Re: [PATCH] virtio_balloon: use non-blocking allocation
From: Michael S. Tsirkin
Date: Tue Jan 30 2018 - 19:01:38 EST
On Tue, Jan 02, 2018 at 11:50:21PM +0900, Tetsuo Handa wrote:
> Commit c7cdff0e864713a0 ("virtio_balloon: fix deadlock on OOM") tried to
> avoid OOM lockup by moving memory allocations to outside of balloon_lock.
>
> Now, Wei is trying to allocate far more pages outside of balloon_lock and
> some more memory inside of balloon_lock in order to perform efficient
> communication between host and guest using scatter-gather API.
>
> Since pages allocated outside of balloon_lock are not visible to the OOM
> notifier path until fill_balloon() holds balloon_lock (and enqueues the
> pending pages), allocating more pages than now may lead to unacceptably
> premature OOM killer invocation.
>
> It would be possible to make the pending pages visible to the OOM notifier
> path. But there is no need to try to allocate memory so hard from the
> beginning. As of commit 18468d93e53b037e ("mm: introduce a common
> interface for balloon pages mobility"), it made sense to try allocation
> as hard as possible. But after commit 5a10b7dbf904bfe0 ("virtio_balloon:
> free some memory from balloon on OOM"),
However, please not that this behavious is optional.

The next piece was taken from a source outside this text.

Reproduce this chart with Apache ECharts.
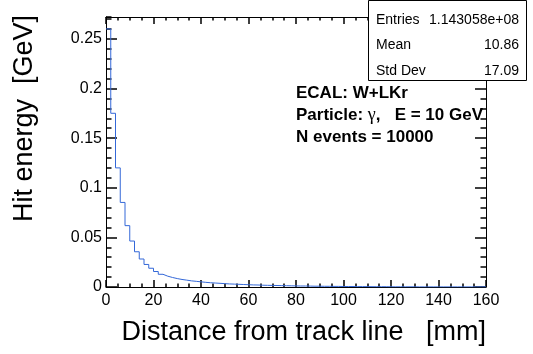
<!DOCTYPE html>
<html>
<head>
<meta charset="utf-8">
<script src="https://cdn.jsdelivr.net/npm/echarts@6/dist/echarts.min.js"></script>
<style>
  html, body { margin: 0; padding: 0; background: #ffffff; }
  #chart { width: 533px; height: 354px; }
</style>
</head>
<body>
<div id="chart"></div>
<script>
// Hit energy deposited per 2 mm bin of distance from the track line (0..160 mm)
const binWidth = 2;
const hitEnergy = [
  0.2600, 0.1750, 0.1200, 0.0852, 0.0618, 0.0463, 0.0355, 0.0282, 0.0227, 0.0189,
  0.0156, 0.0128, 0.0109, 0.0096, 0.0085, 0.0076, 0.0069, 0.0062, 0.0057, 0.0052,
  0.0047, 0.0043, 0.0040, 0.0037, 0.0034, 0.0031, 0.0029, 0.0027, 0.0025, 0.0023,
  0.0021, 0.0020, 0.0018, 0.0017, 0.0016, 0.0015, 0.0014, 0.0013, 0.0012, 0.0011,
  0.0010, 0.0010, 0.0009, 0.0008, 0.0008, 0.0007, 0.0007, 0.0006, 0.0006, 0.0005,
  0.0005, 0.0005, 0.0004, 0.0004, 0.0004, 0.0003, 0.0003, 0.0003, 0.0003, 0.0002,
  0.0002, 0.0002, 0.0002, 0.0002, 0.0002, 0.0001, 0.0001, 0.0001, 0.0001, 0.0001,
  0.0001, 0.0001, 0.0001, 0.0001, 0.0001, 0.0001, 0.0001, 0.0001, 0.0001, 0.0001
];

const xRange = [0, 160];
const yRange = [0, 0.272];
const xTickStep = 20;
const yTickStep = 0.05;
const yMinorStep = 0.01;

const xTitle = 'Distance from track line   [mm]';
const yTitle = 'Hit energy  [GeV]';

const statNames = ['Entries', 'Mean', 'Std Dev'];
const statValues = ['1.143058e+08', '10.86', '17.09'];

const FONT = '"Liberation Sans", Arial, Helvetica, sans-serif';
const lineColor = '#3468d8';
const tickColor = '#000000';
const tickWidth = 1.5;

// step outline: each bin's left edge carries its content, closed at the last upper edge
const outline = hitEnergy.map((v, i) => [i * binWidth, v]);
outline.push([hitEnergy.length * binWidth, hitEnergy[hitEnergy.length - 1]]);

const chart = echarts.init(document.getElementById('chart'));

function xAxisDef(pos, labels) {
  return {
    type: 'value', position: pos, min: xRange[0], max: xRange[1], interval: xTickStep,
    axisLine: { show: true, onZero: false, lineStyle: { color: '#000', width: 1 } },
    axisTick: { show: true, inside: true, length: 7, lineStyle: { color: tickColor, width: tickWidth } },
    minorTick: { show: true, splitNumber: 4, length: 3.5, lineStyle: { color: tickColor, width: tickWidth } },
    splitLine: { show: false }, minorSplitLine: { show: false },
    axisLabel: { show: labels, color: '#000', fontFamily: FONT, fontSize: 16, margin: 6 }
  };
}
function yAxisDef(pos, step, tickLen, labels, showLine) {
  return {
    type: 'value', position: pos, min: yRange[0], max: yRange[1], interval: step,
    axisLine: { show: showLine, onZero: false, lineStyle: { color: '#000', width: 1 } },
    axisTick: { show: true, inside: true, length: tickLen, lineStyle: { color: tickColor, width: tickWidth } },
    splitLine: { show: false },
    axisLabel: { show: labels, color: '#000', fontFamily: FONT, fontSize: 16, margin: 4, showMaxLabel: false }
  };
}

const infoX = 296;
const infoFont = 'bold 17px ' + FONT;

const graphics = [
  // axis titles
  { type: 'text', x: 486, y: 333, z: 10,
    style: { text: xTitle, font: '27px ' + FONT, fill: '#000',
             align: 'right', textAlign: 'right', verticalAlign: 'middle', textVerticalAlign: 'middle' } },
  { type: 'text', x: 25, y: 15, rotation: Math.PI / 2, z: 10,
    style: { text: yTitle, font: '27px ' + FONT, fill: '#000',
             align: 'right', textAlign: 'right', verticalAlign: 'middle', textVerticalAlign: 'middle' } },
  // annotation
  { type: 'text', x: infoX, y: 93, z: 10,
    style: { text: 'ECAL: W+LKr', font: infoFont, fill: '#000', verticalAlign: 'middle', textVerticalAlign: 'middle' } },
  { type: 'text', x: infoX, y: 115, z: 10,
    style: { text: '{b|Particle: }{g|γ}{b|,   E = 10 GeV}', fill: '#000', verticalAlign: 'middle', textVerticalAlign: 'middle',
             rich: { b: { fontFamily: FONT, fontSize: 17, fontWeight: 'bold', fill: '#000' },
                     g: { fontFamily: '"Liberation Serif", serif', fontSize: 18, fill: '#000' } } } },
  { type: 'text', x: infoX, y: 137, z: 10,
    style: { text: 'N events = 10000', font: infoFont, fill: '#000', verticalAlign: 'middle', textVerticalAlign: 'middle' } },
  // statistics box
  { type: 'rect', z: 20, shape: { x: 368.5, y: 0.5, width: 158, height: 80 },
    style: { fill: '#fff', stroke: '#000', lineWidth: 1 } }
];
statNames.forEach((name, i) => {
  const y = 20 + i * 25.5;
  graphics.push({ type: 'text', x: 376, y: y, z: 21,
    style: { text: name, font: '14px ' + FONT, fill: '#000', verticalAlign: 'middle', textVerticalAlign: 'middle' } });
  graphics.push({ type: 'text', x: 519, y: y, z: 21,
    style: { text: statValues[i], font: '14px ' + FONT, fill: '#000',
             align: 'right', textAlign: 'right', verticalAlign: 'middle', textVerticalAlign: 'middle' } });
});

chart.setOption({
  animation: false,
  grid: { left: 106, right: 47, top: 17, bottom: 67, containLabel: false },
  xAxis: [ xAxisDef('bottom', true), xAxisDef('top', false) ],
  yAxis: [
    yAxisDef('left', yTickStep, 11, true, true),
    yAxisDef('left', yMinorStep, 5.5, false, false),
    yAxisDef('right', yTickStep, 11, false, true),
    yAxisDef('right', yMinorStep, 5.5, false, false)
  ],
  series: [{
    type: 'line', xAxisIndex: 0, yAxisIndex: 0,
    step: 'end', symbol: 'none', clip: true,
    lineStyle: { color: lineColor, width: 1 },
    data: outline, z: 3
  }],
  graphic: graphics
});
</script>
</body>
</html>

Can you keep the current behaviour when deflate on OOM is disabled?
> it no longer makes sense to try
> allocation as hard as possible, for fill_balloon() will after all have to
> release just allocated memory if some allocation request hits the OOM
> notifier path. Therefore, this patch disables __GFP_DIRECT_RECLAIM when
> allocating memory for inflating the balloon. Then, memory for inflating
> the balloon can be allocated inside balloon_lock, and we can release just
> allocated memory as needed.
>
> Also, this patch adds __GFP_NOWARN, for possibility of hitting memory
> allocation failure is increased by removing __GFP_DIRECT_RECLAIM, which
> might spam the kernel log buffer. At the same time, this patch moves
> "puff" messages to outside of balloon_lock, for it is not a good thing to
> block the OOM notifier path for 1/5 of a second. (Moreover, it is better
> to release the workqueue and allow processing other pending items. But
> that change is out of this patch's scope.)
>
> __GFP_NOMEMALLOC is currently not required because workqueue context
> which calls balloon_page_alloc() won't cause __gfp_pfmemalloc_flags()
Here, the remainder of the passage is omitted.